Am Timan does not have an airport. But it does boast a freshly-carved, brick-red landing strip. There is no fence, and the tarmac is not tarmac, but a piste of rough stones and gravel. Fortunately (or unfortunately?) the South African pilots of the small Cessna don’t seem to mind its uneven surface or the stray mangos littering the ground.

We bank in low over the huts made of reed-matting that scatter the outskirts of the town. After the arid desolation of Abeche, the shimmering mango trees seem somehow un-Chadian.

It looks like the entire village has come out to watch the plane skidding to a bumpy halt. A gang of shoe-less children, wearing Arsenal shirts and oversized trousers hovers nervously beside the single Chadian soldier acting as airport security, check-in clerk and baggage handler. He has a light green scarf wrapped neatly around his head; his fake Ray-Ban sunglasses slipping down his slight nose betray his true age.
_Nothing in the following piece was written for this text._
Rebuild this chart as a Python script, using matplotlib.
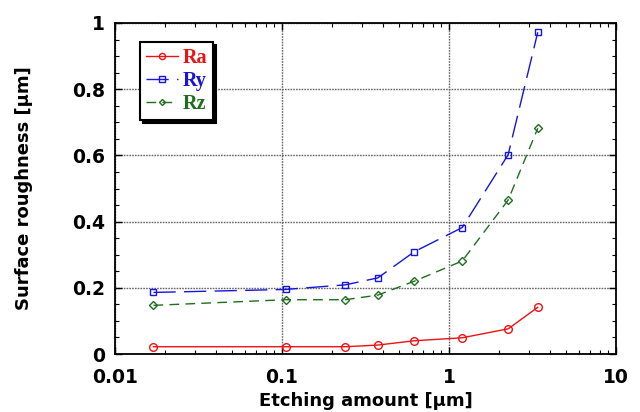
import matplotlib
matplotlib.use("Agg")
import matplotlib.pyplot as plt
from matplotlib.ticker import FixedLocator, FixedFormatter, MultipleLocator, LogLocator, NullFormatter

etching = [0.017, 0.105, 0.24, 0.375, 0.62, 1.2, 2.26, 3.4]
ra = [0.022, 0.022, 0.022, 0.027, 0.040, 0.049, 0.076, 0.141]
ry = [0.186, 0.195, 0.209, 0.230, 0.309, 0.382, 0.602, 0.972]
rz = [0.147, 0.164, 0.164, 0.178, 0.220, 0.281, 0.465, 0.682]

xticks = [0.01, 0.1, 1, 10]
xticklabels = ["0.01", "0.1", "1", "10"]
yticks = [0, 0.2, 0.4, 0.6, 0.8, 1.0]
yticklabels = ["0", "0.2", "0.4", "0.6", "0.8", "1"]

c_ra = "#ee1111"
c_ry = "#1515dd"
c_rz = "#1e6e1e"

fig = plt.figure(figsize=(6.4, 4.12), dpi=100)
ax = fig.add_axes([115/640, 1-354/412, (616-115)/640, (354-23)/412])

ax.plot(etching, ra, color=c_ra, lw=1.0, ls="-", marker="o", ms=5.5,
        mfc="none", mec=c_ra, mew=1.0, label="Ra")
ax.plot(etching, ry, color=c_ry, lw=1.0, ls=(0, (16, 6)), marker="s", ms=5,
        mfc="none", mec=c_ry, mew=1.0, label="Ry")
ax.plot(etching, rz, color=c_rz, lw=1.0, ls=(0, (7, 4.5)), marker="D", ms=3.8,
        mfc="none", mec=c_rz, mew=1.0, label="Rz")

ax.set_xscale("log")
ax.set_xlim(0.01, 10)
ax.set_ylim(0, 1)
ax.xaxis.set_major_locator(FixedLocator(xticks))
ax.xaxis.set_major_formatter(FixedFormatter(xticklabels))
ax.xaxis.set_minor_locator(LogLocator(base=10, subs=range(2, 10)))
ax.xaxis.set_minor_formatter(NullFormatter())
ax.yaxis.set_major_locator(FixedLocator(yticks))
ax.yaxis.set_major_formatter(FixedFormatter(yticklabels))
ax.yaxis.set_minor_locator(MultipleLocator(0.05))

ax.tick_params(which="both", direction="in", top=True, right=True)
ax.tick_params(which="major", length=5, width=1, labelsize=13.5)
ax.tick_params(axis="x", which="major", pad=10)
ax.tick_params(axis="y", which="major", pad=7)
ax.tick_params(which="minor", length=3, width=0.8)
for lab in ax.get_xticklabels() + ax.get_yticklabels():
    lab.set_fontweight("bold")

ax.grid(True, which="major", color="#666666", ls=(0, (1.2, 0.8)), lw=1.0)
for s in ax.spines.values():
    s.set_linewidth(1.3)

ax.set_xlabel("Etching amount [\u00b5m]", fontsize=13, fontweight="bold", labelpad=4)
ax.set_ylabel("Surface roughness [\u00b5m]", fontsize=13, fontweight="bold", labelpad=28)

leg = ax.legend(loc="upper left", bbox_to_anchor=(0.05, 0.943), borderaxespad=0,
                fancybox=False, shadow={"color": "black", "alpha": 1.0},
                prop={"family": "Liberation Serif", "weight": "bold", "size": 14.5},
                handlelength=1.6, handletextpad=0.2, labelspacing=0.15,
                borderpad=0.3, framealpha=1, markerscale=0.8)
leg.get_frame().set_edgecolor("black")
leg.get_frame().set_linewidth(1.5)
for t, c in zip(leg.get_texts(), [c_ra, c_ry, c_rz]):
    t.set_color(c)

fig.savefig("out.png", dpi=100)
Wide-eyed the children lift their hands tentatively to wave at the pilots. Grown men in white and blue boubou robes stand idly by, buying cigarettes from a mobile shop, conspicuously trying not to seem as excited as the children.

The teenage soldier is efficient, and within minutes we’re on our way again. I press my face hard against the glass to watch how the assembled horde reacts as the plane speeds up for take-off. Like locusts rampaging through a cornfield, a long tail of Arsenal supporters is chasing us down the runway, screaming and waving frantically, convinced, as all children are, that they can run faster than the plane.

Suddenly my face is jerked away. We’ve had to stop because a child ran, literally, under the wings of the plane. Sitting high up, the pilots saw him just in time. They barely react. We speed up again. The trail of ragged bodies is squealing and giggling in delight.